Which is, I don’t know, good? It means that I can appreciate the qualities of the booze, because well, if you’re sober at the bar, it’s nice to have something to do… ; )

And speaking of appreciating the qualities of the booze, allow me to introduce you to Patrón:

Patron Tequila

Patrón is a high-end tequila that the everlovin’ fiance (EF) brought me back from LA. a couple of years ago, and I still hadn’t dented it. So we broke into it last night (the tiny little sticker didn’t pose much of a security challenge).

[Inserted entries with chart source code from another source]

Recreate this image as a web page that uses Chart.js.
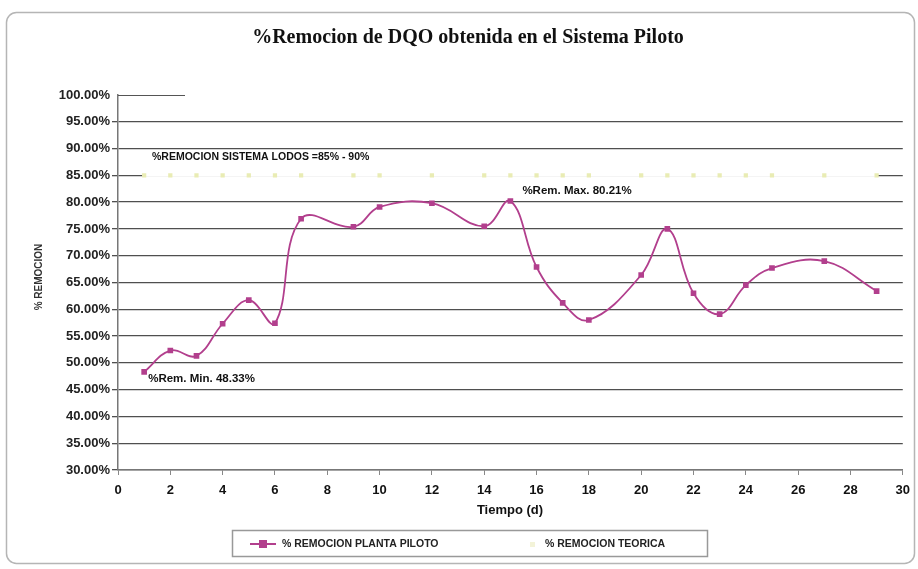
<!DOCTYPE html>
<html><head><meta charset="utf-8">
<script src="https://cdn.jsdelivr.net/npm/chart.js@4"></script>
<style>
html,body{margin:0;padding:0;background:#fff}
#wrap{width:918px;height:569px;position:relative}
</style>
</head><body>
<div id="wrap"><canvas id="c" width="918" height="569"></canvas></div>
<script>
// Días de muestreo (d)
const dias = [1, 2, 3, 4, 5, 6, 7, 9, 10, 12, 14, 15, 16, 17, 18, 20, 21, 22, 23, 24, 25, 27, 29];
// % de remoción de DQO medido en la planta piloto
const remocionPiloto = [48.33, 52.3, 51.3, 57.3, 61.7, 57.4, 76.9, 75.4, 79.1, 79.8, 75.5, 80.21, 67.9, 61.2, 58.0, 66.4, 75.0, 63.0, 59.1, 64.5, 67.7, 69.0, 63.4];
// % de remoción teórico de un sistema de lodos activados
const remocionTeorica = [85, 85, 85, 85, 85, 85, 85, 85, 85, 85, 85, 85, 85, 85, 85, 85, 85, 85, 85, 85, 85, 85, 85];
// Ejes
const ejeX = { min: 0, max: 30, paso: 2 };
const ejeY = { min: 30, max: 100, paso: 5 };

const colorPiloto = '#b23f8d';
const fuente = "'Liberation Sans', Arial, sans-serif";
const fuenteAngosta = "'Liberation Sans Narrow', 'Liberation Sans', Arial, sans-serif";

const puntos = (xs, ys) => xs.map((x, i) => ({ x: x, y: ys[i] }));

const decoracion = {
  id: 'decoracion',
  beforeDraw(chart) {
    const ctx = chart.ctx;
    ctx.save();
    ctx.fillStyle = '#fff';
    ctx.fillRect(0, 0, chart.width, chart.height);
    // marco exterior
    ctx.strokeStyle = '#b5b5b5';
    ctx.lineWidth = 1.5;
    ctx.beginPath();
    ctx.roundRect(6.5, 12.5, 908, 551, 10);
    ctx.stroke();
    ctx.restore();
  },
  afterDraw(chart) {
    const ctx = chart.ctx;
    const xs = chart.scales.x, ys = chart.scales.y;
    const ca = chart.chartArea;
    ctx.save();
    // línea corta del 100 %
    ctx.strokeStyle = '#555';
    ctx.lineWidth = 1;
    ctx.beginPath();
    ctx.moveTo(ca.left, ys.getPixelForValue(100) + 0.5);
    ctx.lineTo(ca.left + 67, ys.getPixelForValue(100) + 0.5);
    ctx.stroke();

    // título
    ctx.fillStyle = '#111';
    ctx.textAlign = 'center';
    ctx.textBaseline = 'middle';
    ctx.font = "bold 20px 'Liberation Serif', 'Times New Roman', serif";
    ctx.fillText('%Remocion de DQO obtenida en el Sistema Piloto', 468, 38);

    // título eje Y
    ctx.save();
    ctx.translate(39, 277);
    ctx.rotate(-Math.PI / 2);
    ctx.font = 'bold 10px ' + fuente;
    ctx.fillStyle = '#333';
    ctx.fillText('% REMOCION', 0, 0);
    ctx.restore();

    // título eje X
    ctx.font = 'bold 13px ' + fuenteAngosta;
    ctx.fillStyle = '#111';
    ctx.fillText('Tiempo (d)', 510, 510);

    // anotaciones
    ctx.textAlign = 'left';
    ctx.font = 'bold 10.5px ' + fuente;
    ctx.fillText('%REMOCION SISTEMA LODOS =85% - 90%', 152, 157);
    ctx.font = 'bold 11.5px ' + fuente;
    const iMax = remocionPiloto.indexOf(Math.max(...remocionPiloto));
    const iMin = remocionPiloto.indexOf(Math.min(...remocionPiloto));
    ctx.fillText('%Rem. Max. ' + remocionPiloto[iMax].toFixed(2) + '%',
      xs.getPixelForValue(dias[iMax]) + 12, ys.getPixelForValue(remocionPiloto[iMax]) - 10);
    ctx.fillText('%Rem. Min. ' + remocionPiloto[iMin].toFixed(2) + '%',
      xs.getPixelForValue(dias[iMin]) + 4, ys.getPixelForValue(remocionPiloto[iMin]) + 7);

    // leyenda
    ctx.strokeStyle = '#999';
    ctx.lineWidth = 1.5;
    ctx.strokeRect(232.5, 530.5, 475, 26);
    ctx.strokeStyle = colorPiloto;
    ctx.lineWidth = 2;
    ctx.beginPath();
    ctx.moveTo(250, 544); ctx.lineTo(276, 544);
    ctx.stroke();
    ctx.fillStyle = colorPiloto;
    ctx.fillRect(259, 540, 8, 8);
    ctx.fillStyle = '#222';
    ctx.font = 'bold 10.5px ' + fuente;
    ctx.textBaseline = 'middle';
    ctx.fillText('% REMOCION PLANTA PILOTO', 282, 544);
    ctx.fillStyle = '#f3f3d8';
    ctx.fillRect(530, 542, 5, 5);
    ctx.fillStyle = '#222';
    ctx.fillText('% REMOCION TEORICA', 545, 544);
    ctx.restore();
  }
};

new Chart(document.getElementById('c'), {
  type: 'line',
  data: {
    datasets: [
      {
        label: '% REMOCION PLANTA PILOTO',
        data: puntos(dias, remocionPiloto),
        borderColor: colorPiloto,
        backgroundColor: colorPiloto,
        borderWidth: 1.8,
        tension: 0.4,
        pointStyle: 'rect',
        pointRadius: 4,
        pointBorderWidth: 0,
        order: 1
      },
      {
        label: '% REMOCION TEORICA',
        data: puntos(dias, remocionTeorica),
        borderColor: '#ffffff',
        backgroundColor: '#e9ecb4',
        borderWidth: 3,
        tension: 0,
        pointStyle: 'rect',
        pointRadius: 3,
        pointBorderWidth: 0,
        order: 2
      }
    ]
  },
  options: {
    responsive: false,
    animation: false,
    devicePixelRatio: 1,
    layout: { padding: { top: 95, right: 15, bottom: 69, left: 0 } },
    plugins: { legend: { display: false }, tooltip: { enabled: false } },
    scales: {
      x: {
        type: 'linear',
        min: ejeX.min, max: ejeX.max,
        afterFit(s) { s.height = 30; },
        ticks: { stepSize: ejeX.paso, color: '#111', font: { family: fuenteAngosta, size: 13, weight: 'bold' }, padding: 8, maxRotation: 0 },
        grid: { drawOnChartArea: false, drawTicks: true, tickLength: 5, color: '#888' },
        border: { display: true, color: '#777', width: 1.5 }
      },
      y: {
        min: ejeY.min, max: ejeY.max,
        afterFit(s) { s.width = 118; },
        ticks: {
          stepSize: ejeY.paso, color: '#222', padding: 2,
          font: { family: fuente, size: 13, weight: 'bold' },
          callback: v => v.toFixed(2) + '%'
        },
        grid: {
          color: ctx => (ctx.tick && ctx.tick.value === 100 ? 'rgba(0,0,0,0)' : '#4f4f4f'),
          lineWidth: 1.3,
          tickLength: 6
        },
        border: { display: true, color: '#777', width: 1.5 }
      }
    }
  },
  plugins: [decoracion]
});
</script>
</body></html>
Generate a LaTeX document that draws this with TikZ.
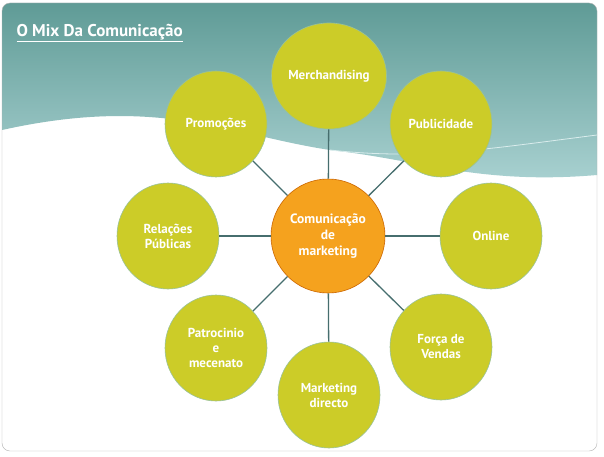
\documentclass[tikz,border=0pt]{standalone}
\usepackage{fontspec}
\setmainfont{PT Sans}
\usetikzlibrary{shapes.geometric}
\begin{document}
\begin{tikzpicture}[x=1pt,y=-1pt,
  sat/.style={ellipse,draw=black!60!green!40,line width=0.6pt,fill=satfill,minimum width=102pt,minimum height=106pt,inner sep=0pt,align=center,text=white,font=\bfseries\fontsize{13}{15}\selectfont},
  ctr/.style={circle,draw=orange!80!black,line width=0.6pt,fill=ctrfill,minimum size=114pt,inner sep=0pt,align=center,text=white,font=\bfseries\fontsize{13.5}{16}\selectfont},
  link/.style={draw=linkc,line width=1.3pt}]
\definecolor{satfill}{RGB}{204,204,40}
\definecolor{ctrfill}{RGB}{245,162,30}
\definecolor{linkc}{RGB}{70,110,110}
\definecolor{tealA}{RGB}{95,155,150}
\definecolor{tealB}{RGB}{170,210,210}
\useasboundingbox (0,0) rectangle (604,457);
\fill[white] (0,0) rectangle (604,457);
\begin{scope}
\clip[rounded corners=8pt] (2,3) rectangle (597,451);
\shade[top color=tealA,bottom color=tealB] (2,3) -- (597,3) -- (597,175) .. controls (480,185) and (420,160) .. (330,150) .. controls (230,135) and (160,95) .. (2,130) -- cycle;
\draw[white!85!teal,line width=0.8pt] (330,150) .. controls (420,160) and (480,150) .. (597,135);
\end{scope}
\draw[gray!60,rounded corners=8pt] (2,3) rectangle (597,451);
\node[anchor=west,text=white,font=\bfseries\fontsize{17}{18}\selectfont] (title) at (13,33) {\underline{O Mix Da Comunicação}};
\node[ctr] (c) at (328,236) {Comunicação\\de\\marketing};
\node[sat] (m) at (329,76) {Merchandising};
\node[sat] (pu) at (441,124) {Publicidade};
\node[sat] (on) at (491,236) {Online};
\node[sat] (fv) at (441,347) {Força de\\Vendas};
\node[sat] (md) at (329,395) {Marketing\\directo};
\node[sat] (pa) at (216,348) {Patrocinio\\e\\mecenato};
\node[sat] (rp) at (168,236) {Relações\\Públicas};
\node[sat] (pr) at (216,124) {Promoções};
\foreach \n in {m,pu,on,fv,md,pa,rp,pr} \draw[link] (c) -- (\n);
\end{tikzpicture}
\end{document}
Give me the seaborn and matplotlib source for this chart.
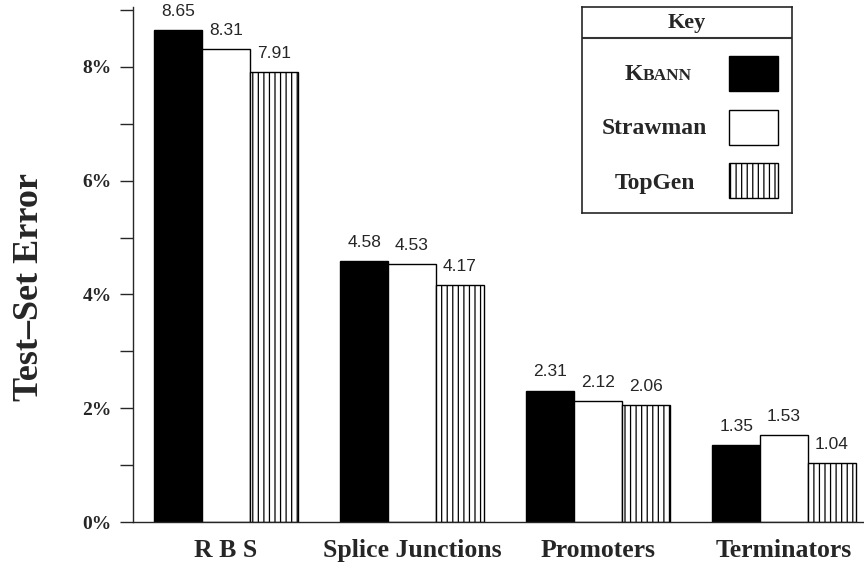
import pandas as pd
import numpy as np
import seaborn as sns
import matplotlib.pyplot as plt
from matplotlib.patches import Rectangle

# values
datasets = ['R B S', 'Splice Junctions', 'Promoters', 'Terminators']
methods = ['KBANN', 'Strawman', 'TopGen']
kbann = [8.65, 4.58, 2.31, 1.35]
strawman = [8.31, 4.53, 2.12, 1.53]
topgen = [7.91, 4.17, 2.06, 1.04]
y_ticks = [0, 2, 4, 6, 8]
y_tick_labels = ['0%', '2%', '4%', '6%', '8%']

fills = ['black', 'white', 'white']
hatches = ['', '', '|||']

sns.set_style('ticks')
plt.rcParams['font.family'] = ['Liberation Serif', 'DejaVu Serif']
plt.rcParams['hatch.linewidth'] = 0.9
plt.rcParams['hatch.color'] = 'black'

df = pd.DataFrame({
    'dataset': datasets * 3,
    'method': np.repeat(methods, len(datasets)),
    'error': kbann + strawman + topgen,
})

fig = plt.figure(figsize=(8.64, 5.65), dpi=100)
ax = fig.add_axes([0.154, 0.076, 0.846, 0.9115])

sns.barplot(data=df, x='dataset', y='error', hue='method', palette=fills,
            saturation=1, edgecolor='black', linewidth=1, width=0.77,
            legend=False, errorbar=None, ax=ax)

for cont, h, vals in zip(ax.containers, hatches, [kbann, strawman, topgen]):
    for bar in cont:
        bar.set_hatch(h)
    ax.bar_label(cont, labels=[f'{v:.2f}' for v in vals], padding=8,
                 fontsize=12.5, family='Liberation Sans')

ax.set_xlim(-0.5, 3.43)
ax.set_ylim(0, 9.05)
ax.set_yticks(y_ticks)
ax.set_yticklabels(y_tick_labels, fontsize=14, fontweight='bold')
ax.set_yticks([1, 3, 5, 7, 9], minor=True)
ax.tick_params(axis='y', which='both', direction='out', length=9.4, width=1, pad=6)
ax.tick_params(axis='x', length=0, pad=12, labelsize=18.5)
for lab in ax.get_xticklabels():
    lab.set_fontweight('bold')
ax.set_xlabel('')
ax.set_ylabel('')
sns.despine(ax=ax)
ax.spines['left'].set_linewidth(1)
ax.spines['bottom'].set_linewidth(1)

fig.text(30 / 864, 1 - 287 / 565, 'Test\u2013Set Error', rotation=90,
         ha='center', va='center', fontsize=26, fontweight='bold')

# key box
lg = fig.add_axes([582 / 864, 1 - 213 / 565, 210 / 864, 206 / 565])
lg.set_xlim(0, 210)
lg.set_ylim(206, 0)
lg.set_xticks([])
lg.set_yticks([])
for s in lg.spines.values():
    s.set_linewidth(1.2)
lg.axhline(31, color='#333333', lw=1.5)
lg.text(105, 16, 'Key', ha='center', va='center', fontsize=16, fontweight='bold')

k = lg.text(61, 67, 'K', ha='right', va='center', fontsize=17, fontweight='bold')
lg.annotate('BANN', xy=(1, 0), xycoords=k, ha='left', va='bottom',
            fontsize=12.5, fontweight='bold')
lg.text(72, 122, 'Strawman', ha='center', va='center', fontsize=17, fontweight='bold')
lg.text(73, 176, 'TopGen', ha='center', va='center', fontsize=17, fontweight='bold')
for i, (fc, h) in enumerate(zip(fills, hatches)):
    lg.add_patch(Rectangle((147, 49 + i * 53.5), 49, 35, facecolor=fc,
                           edgecolor='black', hatch=h, lw=1))

fig.savefig('out.png', dpi=100)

I love tequila. It has been my favourite drink since my first taste. Which is a little unfortunate, since, well, it’s not so much socially acceptable to be the guy doing the shots. Certainly not during a 6pm after-work drink with coworkers.

Nuts.

Fortunately my family and friends are becoming aware of my soft-spot for tequila, which led to the background and foreground of the photo above — the tequila from the EF, and the shot glasses and salt shaker courtesy of my dear old dad and Mexico. And last night we took all of the above for a test drive.

zomg, so good.

Patrón is incredibly, noticeably tastier than your average tequila (the average ones being the reason that tequila is drunk with lime and salt to kill the “flavour”). You could sip it as an after dinner drink. It really is quite… delightful.

Just don’t try the regular stuff afterwards. Because yeargh. All you can think is “gasoline”.